Written by: Nick Holmes

In today’s world of social media fame, it is easier than ever for trends such as slogans or sayings to become immensely popular overnight. Unfortunately, it has also become easier than ever for squatters, companies, and bad actors to attempt to profit off these trends by attempting to secure intellectual property rights, namely, a trademark.

Jools Lebron, a TikTok creator with over 2 million followers, has popularized the phrase “very demure…very mindful” by describing how to be “demure” and “mindful” during specific events, such as at a job interview or while boarding a plane. The phrase has become so popular that celebrities, sports teams, and even restaurant chains such as Chili’s, have begun to use the phrase. While there is no inherent way to legally protect a combination of words on their own, using the phrase in connection with goods and/or services can make the phrase eligible for trademark protection. A trademark is a way for a company or individual to protect a brand name, slogan, phrase, or logo in connection with goods and/or services. Think “Just Do It” for shoes or “In Here, It’s Always Friday” for restaurant services. When you think of these phrases, you also think about the goods and/or services associated with the phrase.

On August 20, 2024, much to the dismay of Jools Lebron, a man named Jefferson Bates filed a trademark application for “Very Demure..Very Mindful..” in connection with “Advertising, marketing and promotional services related to all industries for the purpose of facilitating networking and socializing opportunities for business purposes.” The application was filed as “intent-to-use,” meaning the Applicant has not used the phrase yet in connection with the services, but has a bona fide intention to do so. (emphasis added). In trademark law, a filing date enters you into the queue for examination by an Examining Attorney, but, eventually, the Applicant will need to prove they are using the mark in connection with the applied-for services. Further, the mark must “function” as a trademark to receive protection.

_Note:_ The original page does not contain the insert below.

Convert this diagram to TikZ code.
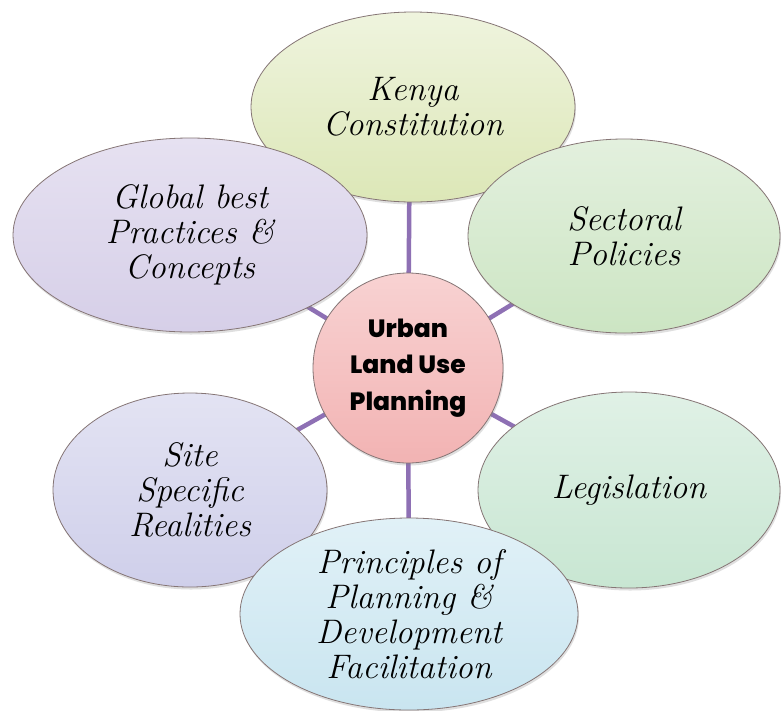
\documentclass[tikz,border=0pt]{standalone}
\usepackage{fontspec}
\usetikzlibrary{shapes.geometric,shadows}
\newfontfamily\hubfont{Poppins}[UprightFont=* ExtraBold]
\newcommand{\scriptfnt}{\itshape}
\definecolor{edgecol}{HTML}{857575}
\definecolor{linkcol}{HTML}{8E70B4}
\definecolor{pink1}{HTML}{F8D2D2}
\definecolor{pink2}{HTML}{F2B3B3}
\definecolor{kenA}{HTML}{EFF4DE}\definecolor{kenB}{HTML}{DCE7B7}
\definecolor{gloA}{HTML}{E6E1F1}\definecolor{gloB}{HTML}{D6CFE8}
\definecolor{secA}{HTML}{E3F0DE}\definecolor{secB}{HTML}{CCE5C3}
\definecolor{sitA}{HTML}{E3E3F3}\definecolor{sitB}{HTML}{CFCFEA}
\definecolor{legA}{HTML}{E0F1E6}\definecolor{legB}{HTML}{C8E6D2}
\definecolor{priA}{HTML}{E1F1F7}\definecolor{priB}{HTML}{C9E5F0}
\tikzset{
  bubble/.style={ellipse, draw=edgecol, line width=0.8pt, inner sep=0pt, align=center,
    font=\scriptfnt\fontsize{34}{35}\selectfont,
    drop shadow={opacity=0.25, shadow xshift=1pt, shadow yshift=-2.5pt}},
  hub/.style={circle, draw=edgecol, line width=0.8pt, inner sep=0pt, minimum size=190pt,
    align=center, font=\hubfont\fontsize{25}{36.5}\selectfont,
    top color=pink1, bottom color=pink2,
    drop shadow={opacity=0.25, shadow xshift=1pt, shadow yshift=-2.5pt}},
  link/.style={draw=linkcol, line width=4.5pt}
}
\begin{document}
\begin{tikzpicture}[x=1pt,y=-1pt]
\useasboundingbox (0,0) rectangle (781,710);
\fill[white] (0,0) rectangle (781,710);
\coordinate (hc) at (408,368);
\coordinate (kc) at (413,107);
\coordinate (gc) at (190,235);
\coordinate (sc) at (624,236);
\coordinate (rc) at (190,490);
\coordinate (lc) at (629,490);
\coordinate (pc) at (409,614);
\coordinate (kl) at (410,107);
\draw[link] (hc) -- (kl);
\draw[link] (hc) -- (gc);
\draw[link] (hc) -- (sc);
\draw[link] (hc) -- (rc);
\draw[link] (hc) -- (lc);
\draw[link] (hc) -- (pc);
\node[bubble, minimum width=324pt, minimum height=190pt, top color=kenA, bottom color=kenB] (kenya) at (kc) {Kenya\\Constitution};
\node[bubble, minimum width=354pt, minimum height=194pt, top color=gloA, bottom color=gloB] (global) at (gc) {Global best\\Practices \&\\Concepts};
\node[bubble, minimum width=312pt, minimum height=194pt, top color=secA, bottom color=secB] (sector) at (sc) {Sectoral\\Policies};
\node[bubble, minimum width=274pt, minimum height=194pt, top color=sitA, bottom color=sitB] (site) at (rc) {Site\\Specific\\Realities};
\node[bubble, minimum width=302pt, minimum height=196pt, top color=legA, bottom color=legB] (legis) at (lc) {Legislation};
\node[bubble, minimum width=338pt, minimum height=192pt, top color=priA, bottom color=priB] (princ) at (pc) {Principles of\\Planning \&\\Development\\Facilitation};
\node[hub] (hub) at (hc) {Urban\\Land Use\\Planning};
\end{tikzpicture}
\end{document}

While Lebron took to TikTok to express the disappointment in not thinking of applying for a trademark, there are remedies possible to either obtain the mark, or prevent the mark from registering. If the mark is approved by the Examiner (which is not a guarantee, as the Examiner can issue an “office action” on the mark, which requires a sufficient response from the Applicant), there is a Publication period of 30 days, where anybody who believes they will be harmed by the mark registering can institute a Notice of Opposition, which is an administrative proceeding, much like a court trial, where the Opposer presents evidence as to why the mark should not register. Lebron presumably has been using the phrase longer than Bates and has used the phrase in connection with advertising and marketing material, which, as discussed above, is key in proving trademark usage. Lebron’s best argument is that she has priority in the mark, even though she have not filed a trademark application formally with the United States Patent and Trademark Office. The United States is a first-to-use trademark system, so, even though Bates has the earlier filing date, the date of first use is what can control in a dispute. Further, Lebron can argue that Bates had a lack of a bona fide intent to use the mark at the time of filing. As mentioned above, the Applicant in an intent-to-use application confirms, under the penalty of perjury and fraud, that they had a bona fide intent to use the mark in commerce at the time of filing of the application. Based on Bates’ record of other filings (Broncos Country, Let’s Ride, among others), Bates appears to be a squatter who attempts to profit off viral trends, with no actual intent to use the mark. Unfortunately for Lebron, if Bates decides to fight the Opposition, the proceeding can take upwards of 1-2 years and could be quite costly.

Another option for Lebron is to negotiate a deal with Bates to secure rights in the trademark application, likely by providing compensation. This scenario occurred when Tiger Woods’ new company “Sunday Red,” purchased the “Sunday Red” trademark from the rights holder and assigned the mark to Woods’ new company. It is unclear if Bates would be willing to pursue this option, or just how much he could ask for.

While typically not on the mind of content creators or the average consumer, the importance of filing a trademark application before a phrase becomes popular is spotlighted. Trademark applications are relatively inexpensive, with a trademark application having a fee of $250 per class (not including potential attorney’s fees). Many times, it is impossible to know whether a phrase or trend will become popular. Sometimes phrases catch on, and sometimes they don’t. Take Hailey Welch for example, known for her saying “Hawk Tuah” among other NSFW wording. Her internet popularity and fame has skyrocketed, all based on one phrase said during an innocuous social media interview. She also ran into trademark issues, with several applications for the saying being filed before she was able to file an application herself.

Whether it was lack of foresight or understanding of how to protect an asset such as a phrase, Lebron is now unsure if she will be able to continue to use her phrase in connection with her predicted goods and/or services. Luckily for her, there are strong arguments in her favor as to why Bates’ application should not register as a trademark registration. However, what could have been a $250 trademark application has now turned into a potentially costly and time-consuming endeavor that has no guarantee of success. Unfortunately for Lebron, this trademark calamity is anything but demure.